Ora tutto bello e tutto simpatico, ma, un giorno, guardando questi contenuti, potrebbe esservi venuta in mente una domanda: “e quindi?”, avreste potuto chiedervi. “Cos’è che si festeggia, esattamente?”: ed è quello che mi chiedo anche io, da persona che di fronte a una fetta di torta tende comunque a non fare troppe domande.
Al di là infatti della grande gioia che può rappresentare l’arrivo di un figlio per chi nutre questo desiderio, il gender reveal party ha in sè un evidente contraddizione, se confrontato con i messaggi di inclusività e uguaglianza che sentiamo sempre più spesso e verso cui sperabilmente la società si sta orientando.
Festa innocua?
Voler sapere se quello che si porta in grembo sarà un maschio o una femmina credo sia legittimo e, senza voler appesantire a tutti i costi, penso risponda un po’ anche alla naturale curiosità dell’attesa: esattamente come il chiedersi che colore avrà i capelli o come avrà gli occhi il neonato o la neonata. Cosa ci porta però a voler sapere a tutti i costi se il bambino che nasce sarà un maschio o una femmina?
Ehm, questione di organizzazione?
Alcuni potrebbero rispondere: eh, perché ci si deve organizzare con i vestititini, la carrozzina, il colore della cameretta. Si tratta però di argomentazioni un po’ stantie, che riflettono la suddivisione per colori, per mansioni e per profili precisi di cosa potrà essere un maschio e di cosa potrà piacere a una femmina. In una società sempre più fluida, in cui, finalmente, è visto con meno stupore il regalare ai maschi le cucine e gli accessori per fare i mestieri giocando, quali differenze dovrebbero discendere dal fatto che io sappia se avrò una bambina o un bambino?

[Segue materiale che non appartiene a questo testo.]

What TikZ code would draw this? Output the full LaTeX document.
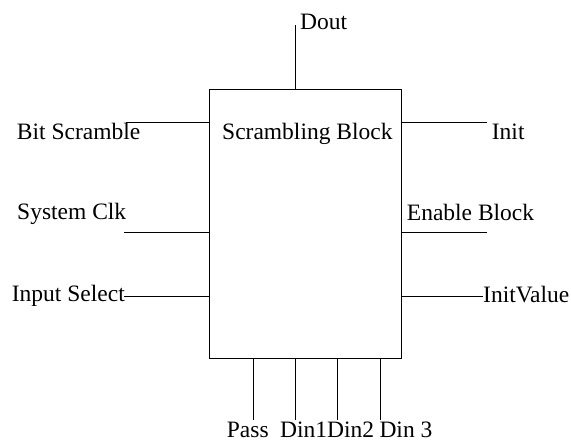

Binario o non-binario, questo è il problema
Il rosa e l’azzurro, i camion e le Barbie, “sarà un calciatore” e “farà la ballerina”: non sono frasi forse un po’ superate rispetto all’epoca in cui ci troviamo? O c’è davvero ancora qualcuno che pensa che quello a cui si può ambire nella vita è determinato dal contenuto delle proprie mutande? Il retropensiero subdolo potrebbe essere: festeggio il fatto che avrò una bambina, che mi aiuterà in casa, che metterà le gonne, che amerà i fiocchetti, i merletti e i pizzetti? O celebro l’arrivo di un maschio, un vero uomo, da poter svezzare con un po’ di pane e patriarcato? Quello che infatti sottende la logica del gender reveal party è che a genere diverso corrisponderà un’educazione diversa, un’esposizione a modelli differenti, una gamma di sogni ben profilati, a seconda, banalmente della genitalità. Non è un filino retrò come pensiero?
Le critiche al gender reveal party
Da quando è stato inventato negli anni Duemila, questo tipo di festa non è andato esente da critiche, soprattutto dalla comunità transgender e intersex: si tratta di un evento che punta infatti a rafforzare gli stereotipi di genere, perché basato sulle dualità di maschio e femmina come uniche esistenti. La stessa blogger che aveva plasmato il primo gender reveal party, Jenna Myer Karvunidis, oggi si dice dispiaciuta per aver contribuito a remare in direzione ostinata verso il binarismo.
Tra aspettative e stereotipi
Quanto influisce, infatti, la proiezione di ciò che noi ci aspettiamo da un certo genere rispetto alla crescita di un bambino? Stiamo davvero dicendo che, attaccando un fiocco rosa sul portone, il destino della bambina che è nata in quella casa sarà inevitabilmente segnato? Oppure sono solo ritualità e tradizioni che non hanno nulla di male?
La nascita di un figlio è chiaramente un evento che merita di essere festeggiato da chi l’ha tanto desiderato: forse, però, si può celebrare comunque con gioia senza ricorrere a stereotipi che percepiamo come innocui ma che, ancora prima della nascita, proiettano sulla neonata e sul neonato tutte le nostre aspettative come genitori e come società, a seconda del genere a cui lui o lei appartiene. Il rosa e l’azzurro, nella loro apparente irrilevanza, hanno un enorme impatto culturale: ci dicono che la società cisnormativa è, appunto, la norma. Non è forse l’ora, nel 2021, di liberarci di questa zavorra?